I want to make cake pops for my son' s birthday and wanted know if I can use poured fondant? Most people on youtube videos used candy melts. Do they taste better that way? I have the bake pops pan and feel that if I use the melts I am missing icing.
Thanks for your help
Are you talking about Wilton Candy Melts? I've had nothing but trouble with those. My bakery just started using a poured fondant called Fondip that works great. It sets pretty fast though, so we can only dip about 10ish pops before having to remelt the stuff. Takes color fantastically well too. Comes in Vanilla and Chocolate. Only the vanilla can be tinted though, for obvious reasons.
I always use real chocolate but I love, love, love the look of these ones from Peggy Porschen's new book, she uses liquid fondant: http://www.youandyourwedding.co.uk/receptions/trends/peggy-porschen-boutique-baking?page=2
Thanks, so I should return the Wilton's melt? Has any tried the Wilton melts? Please share your thoughts before I return them.

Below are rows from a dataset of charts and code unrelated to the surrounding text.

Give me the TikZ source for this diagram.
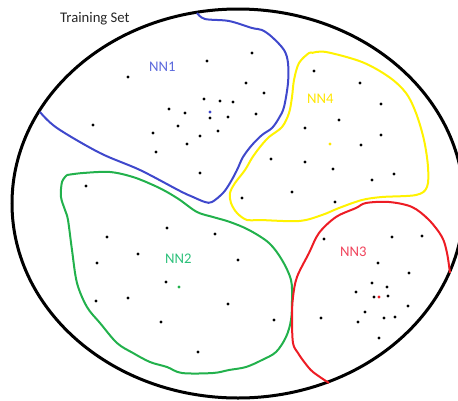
\documentclass[tikz,border=0pt]{standalone}
\usepackage{fontspec}
\setmainfont{Carlito}
\usepackage{xcolor}
\usepackage{tikz}
\definecolor{nnblue}{HTML}{3F48CC}
\definecolor{nngreen}{HTML}{22B14C}
\definecolor{nnyellow}{HTML}{FFF200}
\definecolor{nnred}{HTML}{ED1C24}
\definecolor{nnlabelblue}{HTML}{5A68DC}
\definecolor{nnlabelgreen}{HTML}{2CC07A}
\definecolor{nnlabelred}{HTML}{F0445C}
\definecolor{nnlabelyellow}{HTML}{FFE600}
\tikzset{
  region/.style={line width=2pt, line join=round, smooth, tension=0.55},
  nnlabel/.style={anchor=base west, inner sep=0pt, font=\fontsize{14.7}{17}\selectfont},
}

\begin{document}
\begin{tikzpicture}[x=1pt, y=-1pt]
  \useasboundingbox (0,0) rectangle (458,400);
  % training set
  \draw[line width=3pt] (238,203.5) ellipse [x radius=226, y radius=194.5];
  \node[nnlabel, text=black!85] (title) at (60,22) {Training Set};
  % NN1 region (blue)
  \draw[nnblue, region] plot coordinates {(40,112) (57,128) (100,153) (140,170)
    (180,191) (193,197) (205,202) (212,202) (223,193) (230,183) (237,170)
    (243,157) (252,145) (262,135) (272,128) (279,118) (284,107) (288,83)
    (288,63) (284,50) (272,37) (262,30) (252,28) (229,21) (205,19) (197,13)};
  % NN4 region (yellow)
  \draw[nnyellow, region] plot coordinates {(312,53) (326,52) (362,62) (389,77)
    (406,93) (416,113) (424,140) (428,167) (427,187) (416,195) (382,197)
    (362,200) (339,208) (322,215) (299,221) (260,220) (247,220) (237,213)
    (231,203) (230,193) (235,183) (245,170) (252,158) (260,147) (269,137)
    (282,127) (289,113) (292,97) (294,80) (299,63) (309,53) (312,53)};
  % NN2 region (green)
  \draw[nngreen, region] plot coordinates {(67,175) (83,173) (110,172) (133,177)
    (153,185) (167,192) (180,200) (197,212) (213,217) (230,222) (249,230)
    (269,243) (282,260) (291,280) (292,300) (291,320) (286,337) (276,352)
    (262,360) (246,367) (229,370) (213,373) (182,373) (167,367) (150,362)
    (133,353) (117,343) (100,323) (87,307) (77,283) (72,250) (68,220)
    (65,210) (61,197) (62,182) (67,175)};
  % NN3 region (red)
  \draw[nnred, region] plot coordinates {(329,383) (313,372) (305,363) (298,353)
    (293,343) (292,317) (293,297) (297,277) (309,253) (319,233) (336,217)
    (356,208) (366,203) (389,202) (412,207) (429,220) (442,237) (447,253)
    (450,273)};
  % samples
  \foreach \p in {(207,61),(128,77),(204,99),(220,101),(169,109),(185,113),
    (210,118),(228,117),(93,125),(178,126),(153,133),(200,136),(218,131),
    (187,144),(156,152),(200,173),(86,186),
    (252,53),(246,83),(264,93),(233,102),(256,114),(314,71),(360,83),
    (381,104),(339,120),(305,128),(361,145),(381,135),(271,159),(305,162),
    (333,169),(394,174),(372,180),(292,192),(242,198),
    (107,237),(167,228),(215,234),(138,254),(97,263),(166,282),(96,301),
    (128,298),(228,304),(161,322),(198,352),
    (335,202),(238,260),(274,320),(324,239),(392,237),(422,236),(378,263),
    (409,273),(372,283),(387,287),(356,292),(374,297),(388,296),(408,306),
    (365,312),(321,318),(358,322),(384,318),(395,317),(379,338)}
    \fill \p circle (1.7pt);
  % centres
  \fill[nnblue] (210,112) circle (1.6pt);
  \fill[nnyellow!90!orange] (330,144) circle (1.6pt);
  \fill[nngreen] (179,287) circle (1.6pt);
  \fill[nnred] (379,297) circle (1.6pt);
  % labels
  \node[nnlabel, text=nnlabelblue] (nn1) at (149,71) {NN1};
  \node[nnlabel, text=nnlabelyellow] (nn4) at (307,103) {NN4};
  \node[nnlabel, text=nnlabelgreen] (nn2) at (165,263) {NN2};
  \node[nnlabel, text=nnlabelred] (nn3) at (340,256) {NN3};
\end{tikzpicture}
\end{document}
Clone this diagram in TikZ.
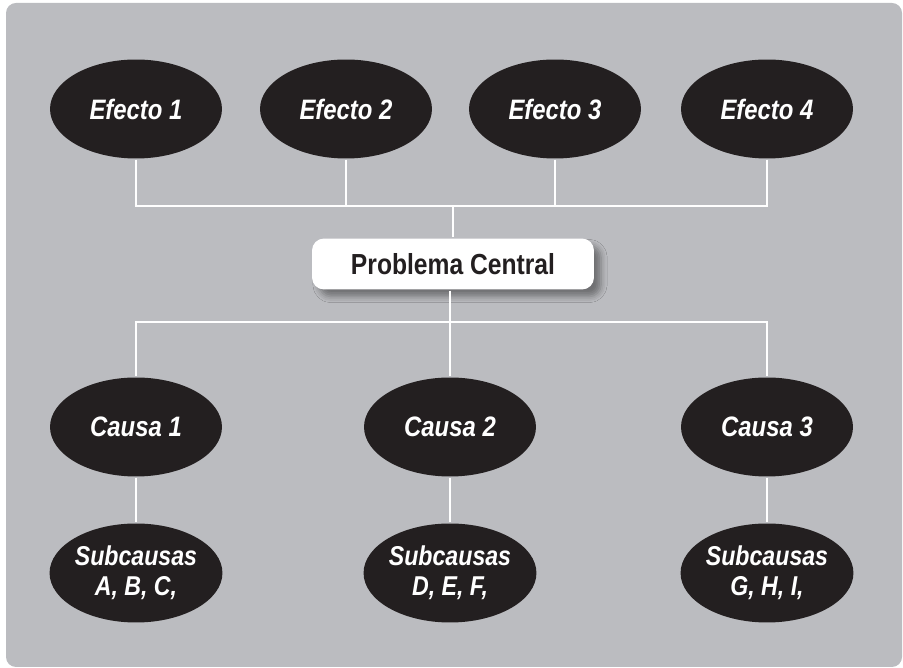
\documentclass[tikz,border=0pt]{standalone}
\usepackage{fontspec}
\setmainfont[FakeStretch=0.85]{Liberation Sans}
\usepackage{tikz}
\usetikzlibrary{shapes,shadows.blur}

\definecolor{panelgray}{RGB}{187,188,192}
\definecolor{inkblack}{RGB}{35,31,32}

\begin{document}
\begin{tikzpicture}[x=0.02cm,y=-0.02cm,line width=1.2pt]
	\def \efectoht{109}
	\def \topbar{206}
	\def \centralht{264}
	\def \lowbar{322}
	\def \causaht{427}
	\def \subht{573}

	\tikzstyle{e-node}=[ellipse,fill=inkblack,text=white,inner sep=0pt,minimum width=3.44cm,minimum height=1.98cm,font=\fontsize{16}{18}\selectfont\bfseries\itshape,align=center]
	\tikzstyle{s-node}=[e-node,font=\fontsize{15.5}{17}\selectfont\bfseries\itshape]
	\tikzstyle{p-node}=[rectangle,rounded corners=0.24cm,fill=white,text=inkblack,minimum width=5.64cm,minimum height=1.02cm,font=\fontsize{16.5}{18}\selectfont\bfseries,blur shadow={shadow xshift=4pt,shadow yshift=-4pt,shadow blur radius=3.5pt,shadow opacity=40}]
	\tikzstyle{link}=[draw=white]

	% background
	\useasboundingbox (0,0) rectangle (903,668);
	\fill[panelgray,rounded corners=0.2cm] (6,3) rectangle (902,667);

	% effects
	\node[e-node] (e1) at (136,\efectoht) {Efecto 1};
	\node[e-node] (e2) at (346,\efectoht) {Efecto 2};
	\node[e-node] (e3) at (555,\efectoht) {Efecto 3};
	\node[e-node] (e4) at (767,\efectoht) {Efecto 4};

	\coordinate (top) at (453,\topbar);
	\coordinate (bot) at (450,\lowbar);

	% causes
	\node[e-node] (c1) at (136,\causaht) {Causa 1};
	\node[e-node] (c2) at (450,\causaht) {Causa 2};
	\node[e-node] (c3) at (767,\causaht) {Causa 3};

	\node[s-node] (s1) at (136,\subht) {Subcausas\\A, B, C,};
	\node[s-node] (s2) at (450,\subht) {Subcausas\\D, E, F,};
	\node[s-node] (s3) at (767,\subht) {Subcausas\\G, H, I,};

	\draw[link] (e1.south) |- (top);
	\draw[link] (e2.south) |- (top);
	\draw[link] (e3.south) |- (top);
	\draw[link] (e4.south) |- (top);
	\draw[link] (bot) -| (c1.north);
	\draw[link] (bot) -| (c3.north);
	\draw[link] (bot) -- (c2.north);
	\draw[link] (c1) -- (s1);
	\draw[link] (c2) -- (s2);
	\draw[link] (c3) -- (s3);

	\node[p-node] (pc) at (453,\centralht) {Problema Central};
	\draw[link] (top) -- (pc.north);
	\draw[link] (pc.south -| bot) -- (bot);
\end{tikzpicture}
\end{document}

In my experience the Wilton melts are very inconsistent...some melt fine, others just melt into a thick, gloopy mess. Adding oil or shortening to make them runnier, in some cases using lots of it, affects how hard the melts set up and sometimes they stay really soft. So I use real white chocolate and colour it. Sometimes I add a handful of Merckens candy melts to start the colour off, or I will use that brand if the customer wants super white pops. So yes, if you don't have another use for them, I would take them back and find an alternative.
I only use melted chocolate and if i want it a certain colour I add powdered colour to white chocolate. I have used other stuff before but this works best for me.
Please let us know how the bake pan works. I've never tried it and I always assumed it would be difficult to dip soft cake.